Sob o ponto de vista de Victor, vemos um ser bruto, descontrolado, incapaz de obedecer regras simples, tratado como um animal selvagem por todos à volta. Entretanto, pela perspectiva da própria criatura, revela-se outra narrativa: a de um ser recém-nascido, curioso, sensível, tentando entender o mundo e a si mesmo, que só encontra acolhimento em alguém incapaz de enxergar sua aparência e em Elizabeth, figura que, aqui, personifica a humanidade perdida de Victor (TETELOU, 2025).

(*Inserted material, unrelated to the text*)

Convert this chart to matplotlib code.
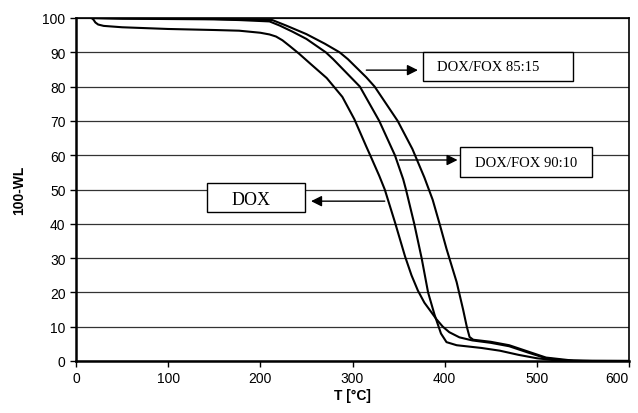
import matplotlib
matplotlib.use("Agg")
import matplotlib.pyplot as plt
from matplotlib.patches import Rectangle

# Data
T_dox = [17, 19, 21, 24, 30, 50, 100, 150, 177, 200, 210, 217, 224, 232, 242, 255, 272, 289, 302, 315,
         320, 329, 335, 346, 357, 364, 371, 378, 384, 391, 398, 405, 416, 430, 450, 470, 490, 510, 530,
         560, 600, 620]
v_dox = [100, 99.5, 98.7, 98.1, 97.7, 97.3, 96.8, 96.5, 96.3, 95.7, 95.2, 94.6, 93.5, 91.8, 89.6, 86.5,
         82.5, 77, 70.5, 62.5, 59.5, 54, 50, 40.5, 30.5, 25, 20.5, 17, 14.8, 12.2, 10, 8.4, 6.9, 6.0,
         5.3, 4.3, 2.5, 0.8, 0.2, 0, 0, 0]

T_9010 = [17, 50, 100, 150, 177, 210, 221, 235, 250, 271, 279, 308, 329, 346, 355, 358, 367, 375, 382,
          389, 396, 402, 413, 440, 460, 480, 500, 520, 550, 620]
v_9010 = [100, 99.8, 99.7, 99.6, 99.4, 99, 97.8, 96, 93.9, 90, 88, 80, 70, 60, 53, 50, 40, 30, 20,
          13.5, 8, 5.5, 4.6, 3.8, 3, 1.8, 0.8, 0.2, 0, 0]

T_8515 = [17, 50, 100, 150, 213, 228, 250, 270, 286, 295, 315, 324, 349, 365, 378, 387, 395, 402, 413,
          420, 424, 427, 431, 450, 470, 490, 510, 540, 620]
v_8515 = [100, 99.9, 99.8, 99.7, 99.4, 97.8, 95.3, 92.5, 90, 88, 82.7, 80, 70, 61.8, 53.5, 47, 39.5,
          32.7, 23, 15, 10, 7, 6.2, 5.6, 4.6, 2.8, 1, 0.1, 0]

x_ticks = [0, 100, 200, 300, 400, 500, 600]
y_ticks = [0, 10, 20, 30, 40, 50, 60, 70, 80, 90, 100]

plt.rcParams['font.family'] = ['Liberation Sans', 'DejaVu Sans']

fig = plt.figure(figsize=(6.38, 4.14), dpi=100)
ax = fig.add_axes([76/638, 1-362/414, (629-76)/638, (362-19)/414])

for T, v in [(T_dox, v_dox), (T_9010, v_9010), (T_8515, v_8515)]:
    ax.plot(T, v, color='black', lw=1.5, zorder=3, solid_joinstyle='round')

ax.set_xlim(0, 600)
ax.set_ylim(0, 100)
ax.set_xticks(x_ticks)
ax.set_yticks(y_ticks)
ax.tick_params(direction='out', length=4, width=1, labelsize=10, colors='black')
labels = ax.get_xticklabels()
labels[-1].set_horizontalalignment('right')
ax.yaxis.grid(True, color='#333333', lw=0.9, zorder=0)
ax.set_axisbelow(True)
for s in ['left', 'bottom']:
    ax.spines[s].set_linewidth(1.8)
for s in ['top', 'right']:
    ax.spines[s].set_linewidth(1.2)

ax.set_xlabel('T [°C]', fontsize=10, fontweight='bold', labelpad=2)
ax.set_ylabel('100-WL', fontsize=10, fontweight='bold', labelpad=12)

serif = ['Liberation Serif', 'DejaVu Serif']
boxes = [
    ((376, 81.6), 163, 8.5, 'DOX/FOX 85:15', 10.5, (447, 85.8)),
    ((417, 53.6), 143, 8.8, 'DOX/FOX 90:10', 10.5, (488, 58.0)),
    ((142, 43.4), 107, 8.5, 'DOX', 13, (190, 47.2)),
]
for (x0, y0), w, h, txt, fs, (tx, ty) in boxes:
    ax.add_patch(Rectangle((x0, y0), w, h, facecolor='white', edgecolor='black', lw=1.0, zorder=4))
    ax.text(tx, ty, txt, family=serif, fontsize=fs, ha='center', va='center', zorder=5)

arrows = [((315, 84.8), (371, 84.8)), ((351, 58.6), (414, 58.6)), ((335, 46.6), (255, 46.6))]
for (x1, y1), (x2, y2) in arrows:
    ax.annotate('', xy=(x2, y2), xytext=(x1, y1),
                arrowprops=dict(arrowstyle='-|>', mutation_scale=16, lw=1.0, color='black',
                                shrinkA=0, shrinkB=0), zorder=5)

fig.savefig('out.png', dpi=100)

Dessa forma, fica evidente a conexão entre a teoria pós-colonial de RI, sobretudo pela visão do autor Fanon (2008), e a narrativa do filme. Ambas dialogam diretamente com a questão de subjugar aqueles considerados “inferiores” e utilizá-los a partir das necessidades dos pensamentos coloniais, sendo representados no filme pelo cientista que dá a vida à criatura.
Assim, o filme Frankenstein (2025) traz mais do que apenas uma releitura da história de um clássico personagem da cultura pop, é uma obra que dialoga diretamente com aspectos sociais e políticos do sistema internacional contemporâneo, em que diversos países ainda possuem práticas neocoloniais em suas ações internacionais, e, por consequência, outros Estados sofrem com o silenciamento e o preconceito estabelecido por estes países dominantes do sistema internacional, sendo tratados como formas de vida inferiores e subalternas, tal qual Frankenstein durante a narrativa.
REFERÊNCIAS:
ALMEIDA, ALEXANDRE. Frankenstein: Jacob Elordi tem atuação monstruosa no morno filme de Del Toro. Omelete. 2025. Disponível em: <https://www.omelete.com.br/filmes/criticas/frankenstein-netflix-filme-guillermo-del-toro-critica> Acesso em 09 de dezembro de 2025.
FANON, Frantz. Pele negra, máscaras brancas. Tradução: Renato da Silveira. Salvador: EDUFBA, 2008.
FANON, Frantz. Os condenados da terra. Tradução: Érico Veríssimo. Rio de Janeiro: Civilização Brasileira, 1968.
FRANKENSTEIN. Direção: Guillermo del Toro. Estados Unidos. Netflix, 2025. Filme.
SAID, Edward W. Orientalism. New York: Pantheon Books, 1978.
SHELLEY, Mary. Frankenstein ou o moderno Prometeu. Tradução: Adriana Lisboa. São Paulo: Penguin Classics; Companhia das Letras, 2017.